L(q) for the zroot is around 10-20. Is that a lot?
Depends. As SirDice said: for a system that is trying to optimize the throughput of each disk, and the disks are spinning disks (not SSDs) that is not a lot. The underlying reason is this: disks are one of the few things in the universe that "work better" (get more efficient) the more overloaded they are. That's because if you give the IOs to the disk one at a time, the disk has to move the head to the correct track for each IO, and wait for a partial rotation for each of them. This is by its nature slow, since these are mechanical processes: A seek takes on average 10ms, and for normal 7200 RPM disks, waiting on average half a rotation takes another 4ms. Compared to that, the actual read/write time is small, typically a fraction of a ms to 10ms (for the largest IOs that occur in practice, about 2MB).
Now in contrast, if you give the disk 20 IOs at once, and tell it "do them in any order, just be efficient about it", the disk will make a map of all IOs that need to be done (on the platter), and decide on finding an optimal path that minimizes the seek distance and waiting for rotations. This typically makes the total throughput of the disk better by roughly a factor of 2 or 3. So yes, overloading a disk (giving it its of IOs to do, meaning large L(q) = queue length) makes it MUCH faster, in the sense that each individual IO takes half the time.
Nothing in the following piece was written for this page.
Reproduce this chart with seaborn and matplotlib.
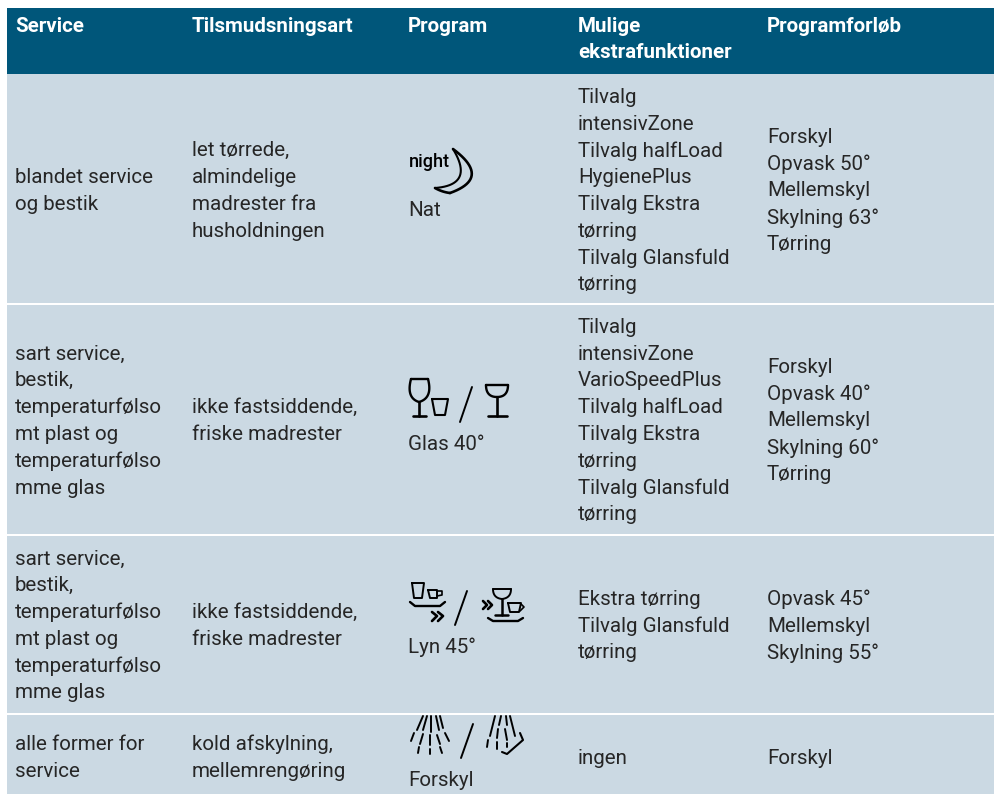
import numpy as np
import matplotlib
matplotlib.use('Agg')
import matplotlib.pyplot as plt
from matplotlib.colors import ListedColormap
import seaborn as sns

# table text
headers = [['Service'], ['Tilsmudsningsart'], ['Program'], ['Mulige', 'ekstrafunktioner'], ['Programforløb']]
service = [['blandet service', 'og bestik'],
           ['sart service,', 'bestik,', 'temperaturfølso', 'mt plast og', 'temperaturfølso', 'mme glas'],
           ['sart service,', 'bestik,', 'temperaturfølso', 'mt plast og', 'temperaturfølso', 'mme glas'],
           ['alle former for', 'service']]
soiling = [['let tørrede,', 'almindelige', 'madrester fra', 'husholdningen'],
           ['ikke fastsiddende,', 'friske madrester'],
           ['ikke fastsiddende,', 'friske madrester'],
           ['kold afskylning,', 'mellemrengøring']]
program = ['Nat', 'Glas 40°', 'Lyn 45°', 'Forskyl']
extras = [['Tilvalg', 'intensivZone', 'Tilvalg halfLoad', 'HygienePlus', 'Tilvalg Ekstra', 'tørring', 'Tilvalg Glansfuld', 'tørring'],
          ['Tilvalg', 'intensivZone', 'VarioSpeedPlus', 'Tilvalg halfLoad', 'Tilvalg Ekstra', 'tørring', 'Tilvalg Glansfuld', 'tørring'],
          ['Ekstra tørring', 'Tilvalg Glansfuld', 'tørring'],
          ['ingen']]
course = [['Forskyl', 'Opvask 50°', 'Mellemskyl', 'Skylning 63°', 'Tørring'],
          ['Forskyl', 'Opvask 40°', 'Mellemskyl', 'Skylning 60°', 'Tørring'],
          ['Opvask 45°', 'Mellemskyl', 'Skylning 55°'],
          ['Forskyl']]

# row bands in pixels: 0 white, 1 header, 2 body
band_kinds = [0, 1, 2, 0, 2, 0, 2, 0, 2]
band_heights = [8, 66, 229, 2, 229, 2, 177, 2, 79]
col_x = [15, 192, 408, 578, 767]
row_mid = [191, 421, 626, 758]
program_y = [211, 444, 647, 780]
line_gap = 26.8
FONT = 'Roboto'
SIZE = 14.8
TEXT = '#262626'

grid = np.repeat(band_kinds, band_heights).reshape(-1, 1) * np.ones((1, 994), dtype=int)
grid[:, :7] = 0

fig = plt.figure(figsize=(9.94, 7.94), dpi=100)
ax = fig.add_axes([0, 0, 1, 1])
sns.heatmap(grid, ax=ax, cmap=ListedColormap(['white', '#00567A', '#CBD9E3']), vmin=0, vmax=2,
            cbar=False, xticklabels=False, yticklabels=False)


def block(x, mid, lines):
    top = mid - line_gap * (len(lines) - 1) / 2
    for i, line in enumerate(lines):
        ax.text(x, top + i * line_gap, line, fontsize=SIZE, family=FONT, color=TEXT, va='center')


def stroke(points, lw=1.7):
    xs, ys = zip(*points)
    ax.plot(xs, ys, color='black', lw=lw, solid_capstyle='round', solid_joinstyle='round')


def curve(p0, c, p1, lw=1.7):
    # quadratic bezier between two points
    t = np.linspace(0, 1, 24)[:, None]
    pts = (1 - t) ** 2 * np.array(p0) + 2 * t * (1 - t) * np.array(c) + t ** 2 * np.array(p1)
    stroke(pts, lw)


for x, lines in zip(col_x, headers):
    for i, line in enumerate(lines):
        ax.text(x, 26 + i * 26, line, fontsize=SIZE, family=FONT, weight='bold', color='white', va='center')

for col, x in [(service, col_x[0]), (soiling, col_x[1]), (extras, col_x[3]), (course, col_x[4])]:
    for mid, lines in zip(row_mid, col):
        block(x, mid, lines)

for y, name in zip(program_y, program):
    ax.text(col_x[2], y, name, fontsize=SIZE, family=FONT, color=TEXT, va='center')

# night icon
ax.text(409, 162, 'night', fontsize=13, family=FONT, weight='medium', color='black', va='center')
curve((453, 149), (492, 178), (450, 193), lw=1.9)
curve((450, 193), (442, 192), (435, 188), lw=1.9)
curve((453, 149), (475, 185), (435, 188), lw=1.5)

# glass icons, row 2
stroke([(411, 379), (428, 379)])
curve((411, 379), (406, 398), (419, 402))
curve((428, 379), (433, 398), (419, 402))
stroke([(419, 402), (419, 416)], lw=1.9)
stroke([(413, 416), (426, 416)], lw=1.9)
stroke([(432, 399), (448, 399), (445, 415), (435, 415), (432, 399)], lw=1.5)
stroke([(472, 387), (460, 422)], lw=1.4)
stroke([(486, 385), (508, 385)])
curve((486, 385), (486, 397), (497, 397))
curve((508, 385), (508, 397), (497, 397))
stroke([(497, 397), (497, 416)], lw=1.9)
stroke([(488, 416), (507, 416)], lw=1.9)

# quick wash icons, row 3
stroke([(412, 583), (414, 598), (422, 598), (424, 583), (412, 583)], lw=1.4)
stroke([(428, 590), (437, 590), (437, 598), (430, 598), (428, 590)], lw=1.4)
stroke([(437, 591), (442, 591), (442, 595), (437, 596)], lw=1.2)
stroke([(410, 602), (415, 606), (440, 606), (445, 602)])
stroke([(432, 612), (437, 616), (432, 621)], lw=1.9)
stroke([(438, 612), (443, 616), (438, 621)], lw=1.9)
stroke([(467, 591), (455, 625)], lw=1.4)
stroke([(483, 601), (487, 605), (483, 609)], lw=1.9)
stroke([(488, 601), (492, 605), (488, 609)], lw=1.9)
stroke([(493, 589), (511, 589)], lw=1.4)
curve((493, 589), (493, 598), (502, 599), lw=1.4)
curve((511, 589), (511, 598), (502, 599), lw=1.4)
stroke([(502, 599), (502, 615)], lw=1.8)
stroke([(495, 615), (508, 615)], lw=1.8)
stroke([(508, 603), (521, 603), (519, 612), (510, 612), (508, 603)], lw=1.4)
stroke([(521, 604), (524, 607), (520, 611)], lw=1.2)
stroke([(488, 618), (493, 621), (518, 621), (523, 618)])

# pre-rinse icons, row 4
spray_left = [((423, 716), (417, 730)), ((427, 716), (423, 730)), ((431, 716), (431, 732)), ((436, 716), (439, 730)),
              ((440, 716), (443, 728)), ((414, 733), (411, 741)), ((423, 734), (420, 744)), ((430, 735), (430, 745)),
              ((437, 735), (440, 744)), ((445, 733), (449, 741)), ((419, 747), (418, 753)), ((430, 749), (430, 754)),
              ((440, 747), (442, 753))]
for seg in spray_left:
    stroke(seg, lw=1.4)
stroke([(473, 724), (461, 758)], lw=1.4)
spray_right = [((495, 716), (490, 736)), ((501, 716), (499, 725)), ((506, 716), (507, 725)), ((510, 716), (515, 736)),
               ((498, 729), (497, 738)), ((505, 729), (507, 740)), ((488, 740), (487, 747)), ((497, 742), (497, 749)),
               ((507, 743), (507, 747))]
for seg in spray_right:
    stroke(seg, lw=1.4)
stroke([(502, 752), (507, 754), (523, 740), (520, 733)], lw=1.5)

ax.set_xlim(0, 994)
ax.set_ylim(794, 0)
fig.savefig('out.png', dpi=100)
There is a price to pay: These 10 or 20 IOs were probably submitted by 10 or 20 different programs / processes / threads, which may or may not be interconnected. If you are a human user or program/process/thread that is waiting for any one IO to finish, you don't know where in the queue that IO is, and you may have to wait on average for 5 to 10 other IOs to get done.
The real question here is this: What are these 10-20 IOs in the queue? If a few are coming from latency-critical interactive workload, while most are from throughput-sensitive batch processing workload, then you can see that the interactive user will be unhappy if impatient.
I'd say average about 50-60ms.
That is awfully long. A normal spinning disk should on average take 10ms per IO (reads perhaps a little faster), maybe twice as much for very large IOs (MB or so). SSDs should take about 1ms per IO. I wonder where that 50-60ms per IO comes from.
I get that it's optimized for throughput. What's the way to optimize it for latency?
That is REALLY hard to do in general. On FreeBSD, the only thing to adjust is the nice parameter. Linux has way more knobs to tune, but unless you put weeks of effort into it (BTDT), the results will be bad or mixed. And highly tuning your IO subsystem for one workload tends to screw over other workloads.
The other thing which makes this hard is that you need to be super clear on your goals: Are you optimizing to minimize the latency for ONE workload, and ignoring all other workloads? Or maximizing the throughput for ONE workload (independent of latency, which only makes sense if that workload is multi-threaded or parallel, but most important ones are these days), while ignoring all other workloads? Or do you need some combination of "good for one, decent for the others"? Or are you doing an optimization of $/<some metric>, to spent the least amount of money to meet your SLOs?
For amateur operations, the best way to perform this optimization is to only run one workload at a time, and banish "unimportant" or "only throughput relevant" workloads to off times (like the middle of the night).